"""

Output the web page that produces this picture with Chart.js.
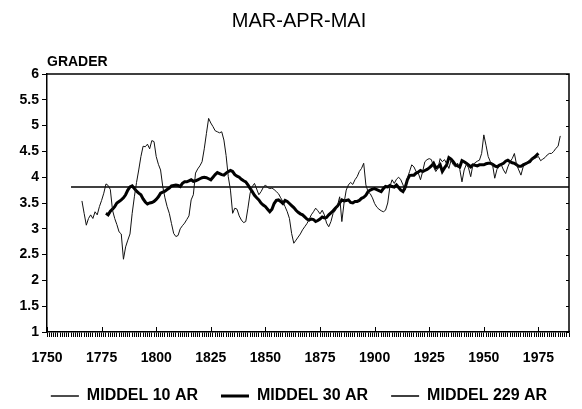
<!DOCTYPE html>
<html>
<head>
<meta charset="utf-8">
<title>MAR-APR-MAI</title>
<script src="https://cdn.jsdelivr.net/npm/chart.js@4.4.1/dist/chart.umd.min.js"></script>
<style>
    body { margin: 0; background: #fff; }
    #wrap { width: 582px; height: 409px; position: relative; }
</style>
</head>
<body>
<div id="wrap"><canvas id="chart"></canvas></div>
<script>
// Spring temperature (March-April-May), moving averages, degrees C

const START_10 = 1766;   // first year of the 10-year mean
const temp10 = [
    3.54, 3.30, 3.07, 3.20, 3.27, 3.20, 3.33, 3.27, 3.43, 3.55,
    3.69, 3.87, 3.84, 3.76, 3.36, 3.20, 3.08, 2.94, 2.90, 2.41,
    2.65, 2.78, 2.90, 3.30, 3.62, 3.90, 4.14, 4.40, 4.60, 4.59,
    4.64, 4.55, 4.71, 4.69, 4.40, 4.25, 4.14, 3.82, 3.60, 3.43,
    3.30, 3.10, 2.91, 2.85, 2.87, 3.00, 3.06, 3.11, 3.18, 3.25,
    3.56, 3.66, 4.08, 4.16, 4.22, 4.30, 4.55, 4.85, 5.14, 5.05,
    4.98, 4.90, 4.88, 4.86, 4.88, 4.72, 4.42, 4.01, 3.75, 3.30,
    3.40, 3.38, 3.25, 3.17, 3.12, 3.14, 3.40, 3.69, 3.82, 3.88,
    3.77, 3.66, 3.72, 3.80, 3.85, 3.80, 3.78, 3.79, 3.76, 3.72,
    3.68, 3.60, 3.53, 3.43, 3.33, 3.20, 2.91, 2.72, 2.78, 2.84,
    2.90, 2.98, 3.04, 3.10, 3.18, 3.27, 3.33, 3.40, 3.35, 3.29,
    3.36, 3.27, 3.11, 3.04, 3.14, 3.30, 3.35, 3.45, 3.62, 3.14,
    3.50, 3.75, 3.85, 3.90, 3.86, 3.95, 4.01, 4.11, 4.17, 4.27,
    3.85, 3.72, 3.68, 3.60, 3.49, 3.42, 3.38, 3.35, 3.33, 3.36,
    3.50, 3.82, 3.95, 3.88, 3.96, 4.00, 3.95, 3.85, 3.75, 3.98,
    4.11, 4.24, 4.20, 4.11, 4.08, 3.95, 4.11, 4.30, 4.34, 4.36,
    4.34, 4.20, 4.11, 4.17, 4.36, 4.30, 4.34, 4.26, 4.17, 4.33,
    4.24, 4.20, 4.27, 4.15, 3.91, 4.14, 4.25, 4.18, 4.01, 4.24,
    4.28, 4.31, 4.33, 4.46, 4.82, 4.62, 4.40, 4.30, 4.24, 3.98,
    4.15, 4.20, 4.24, 4.14, 4.07, 4.20, 4.30, 4.36, 4.46, 4.24,
    4.14, 4.04, 4.20, 4.24, 4.30, 4.33, 4.36, 4.36, 4.38, 4.40,
    4.32, 4.35, 4.38, 4.43, 4.46, 4.46, 4.50, 4.56, 4.60, 4.80
];

const START_30 = 1777;   // first year of the 30-year mean
const temp30 = [
    3.30, 3.27, 3.34, 3.38, 3.43, 3.50, 3.53, 3.56, 3.60, 3.66,
    3.75, 3.81, 3.83, 3.78, 3.73, 3.69, 3.66, 3.58, 3.52, 3.48,
    3.50, 3.51, 3.53, 3.57, 3.62, 3.69, 3.71, 3.73, 3.76, 3.79,
    3.83, 3.84, 3.85, 3.84, 3.82, 3.88, 3.91, 3.91, 3.93, 3.95,
    3.92, 3.93, 3.95, 3.97, 3.99, 4.00, 3.99, 3.97, 3.95, 4.00,
    4.05, 4.09, 4.07, 4.05, 4.04, 4.08, 4.11, 4.13, 4.11, 4.05,
    4.02, 4.00, 3.96, 3.93, 3.91, 3.85, 3.78, 3.72, 3.65, 3.60,
    3.56, 3.50, 3.46, 3.43, 3.38, 3.33, 3.38, 3.49, 3.55, 3.56,
    3.53, 3.49, 3.55, 3.53, 3.49, 3.45, 3.41, 3.36, 3.32, 3.29,
    3.27, 3.23, 3.19, 3.17, 3.19, 3.18, 3.14, 3.16, 3.19, 3.23,
    3.21, 3.22, 3.27, 3.31, 3.35, 3.40, 3.44, 3.50, 3.56, 3.54,
    3.55, 3.56, 3.51, 3.50, 3.53, 3.53, 3.55, 3.59, 3.61, 3.65,
    3.72, 3.75, 3.77, 3.78, 3.76, 3.74, 3.72, 3.78, 3.82, 3.81,
    3.84, 3.82, 3.81, 3.85, 3.80, 3.75, 3.72, 3.80, 3.95, 4.03,
    4.04, 4.04, 4.08, 4.10, 4.13, 4.11, 4.13, 4.15, 4.18, 4.22,
    4.27, 4.18, 4.20, 4.24, 4.11, 4.18, 4.24, 4.38, 4.35, 4.30,
    4.24, 4.22, 4.20, 4.32, 4.30, 4.27, 4.24, 4.20, 4.24, 4.23,
    4.22, 4.24, 4.24, 4.24, 4.26, 4.27, 4.27, 4.25, 4.22, 4.20,
    4.23, 4.25, 4.27, 4.31, 4.33, 4.30, 4.28, 4.27, 4.24, 4.21,
    4.21, 4.24, 4.26, 4.28, 4.30, 4.35, 4.38, 4.42, 4.46
];

// 229-year mean (1761-1989)
const years229 = [1761, 1989];
const temp229 = [3.81, 3.81];

const seriesNames = ['MIDDEL 10 AR', 'MIDDEL 30 AR', 'MIDDEL 229 AR'];
const labelYears = [1750, 1775, 1800, 1825, 1850, 1875, 1900, 1925, 1950, 1975];
const X_MIN = 1750;
const X_MAX = 1989;

const FONT = "'Liberation Sans', Arial, Helvetica, sans-serif";
Chart.defaults.font.family = FONT;
Chart.defaults.color = '#000';

function toPoints(start, values) {
    return values.map((v, i) => ({ x: start + i, y: v }));
}

// frame, inward tick marks and the "GRADER" label
const framePlugin = {
    id: 'frame',
    afterDraw(chart) {
        const { ctx, chartArea: a, scales } = chart;
        ctx.save();
        ctx.strokeStyle = '#000';
        ctx.lineWidth = 1.5;
        ctx.beginPath();
        ctx.moveTo(a.left, a.top);
        ctx.lineTo(a.right, a.top);
        ctx.lineTo(a.right, a.bottom);
        ctx.stroke();

        ctx.lineWidth = 1;
        ctx.beginPath();
        labelYears.forEach(yr => {
            const px = Math.round(scales.x.getPixelForValue(yr)) + 0.5;
            ctx.moveTo(px, a.bottom);
            ctx.lineTo(px, a.bottom - 5);
        });
        scales.y.ticks.forEach(t => {
            const py = Math.round(scales.y.getPixelForValue(t.value)) + 0.5;
            ctx.moveTo(a.right, py);
            ctx.lineTo(a.right - 3, py);
        });
        ctx.stroke();

        ctx.font = 'bold 14px ' + FONT;
        ctx.fillStyle = '#000';
        ctx.textAlign = 'left';
        ctx.textBaseline = 'middle';
        ctx.fillText('GRADER', a.left, 62);
        ctx.restore();
    }
};

const ctx = document.getElementById('chart').getContext('2d');
new Chart(ctx, {
    type: 'line',
    data: {
        datasets: [
            {
                label: seriesNames[0],
                data: toPoints(START_10, temp10),
                borderColor: '#111',
                backgroundColor: '#111',
                borderWidth: 1,
                pointRadius: 0,
                tension: 0
            },
            {
                label: seriesNames[1],
                data: toPoints(START_30, temp30),
                borderColor: '#000',
                backgroundColor: '#000',
                borderWidth: 3,
                pointRadius: 0,
                tension: 0
            },
            {
                label: seriesNames[2],
                data: years229.map((yr, i) => ({ x: yr, y: temp229[i] })),
                borderColor: '#000',
                backgroundColor: '#000',
                borderWidth: 1.5,
                pointRadius: 0,
                tension: 0
            }
        ]
    },
    options: {
        responsive: true,
        maintainAspectRatio: false,
        animation: false,
        layout: {
            padding: { left: 18, right: 2, top: 0, bottom: -5 }
        },
        plugins: {
            title: {
                display: true,
                text: 'MAR-APR-MAI',
                color: '#000',
                font: { size: 20, weight: 'normal' },
                padding: { top: 9, bottom: 41 }
            },
            legend: {
                position: 'bottom',
                labels: {
                    boxWidth: 28,
                    boxHeight: 0,
                    padding: 23,
                    color: '#000',
                    font: { size: 16, weight: 'bold' }
                }
            },
            tooltip: { enabled: false }
        },
        scales: {
            x: {
                type: 'linear',
                min: X_MIN,
                max: X_MAX,
                afterFit(scale) { scale.height = 33; },
                border: { display: true, color: '#000', width: 1.5 },
                grid: {
                    drawOnChartArea: false,
                    drawTicks: true,
                    tickLength: 5,
                    color: '#000',
                    lineWidth: 1
                },
                ticks: {
                    stepSize: 1,
                    autoSkip: false,
                    maxRotation: 0,
                    minRotation: 0,
                    padding: 13,
                    font: { size: 14, weight: 'bold' },
                    callback: function(value) {
                        return labelYears.includes(value) ? String(value) : '';
                    }
                }
            },
            y: {
                min: 1,
                max: 6,
                afterFit(scale) { scale.width = 29; },
                border: { display: true, color: '#000', width: 1.5 },
                grid: {
                    drawOnChartArea: false,
                    drawTicks: true,
                    tickLength: 5,
                    color: '#000',
                    lineWidth: 1
                },
                ticks: {
                    stepSize: 0.5,
                    padding: 3,
                    font: { size: 14, weight: 'bold' },
                    callback: function(value) {
                        return String(value);
                    }
                }
            }
        }
    },
    plugins: [framePlugin]
});
</script>
</body>
</html>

"""

• _Task details_: Everything from the top line of the data down to and including the line with "averages, degrees C" is to be copied, except the pictures.

• _The result_:
Output the web page that produces this picture with Chart.js.
<!DOCTYPE html>
<html>
<head>
<meta charset="utf-8">
<title>MAR-APR-MAI</title>
<script src="https://cdn.jsdelivr.net/npm/chart.js@4.4.1/dist/chart.umd.min.js"></script>
<style>
    body { margin: 0; background: #fff; }
    #wrap { width: 582px; height: 409px; position: relative; }
</style>
</head>
<body>
<div id="wrap"><canvas id="chart"></canvas></div>
<script>
// Spring temperature (March-April-May), moving averages, degrees C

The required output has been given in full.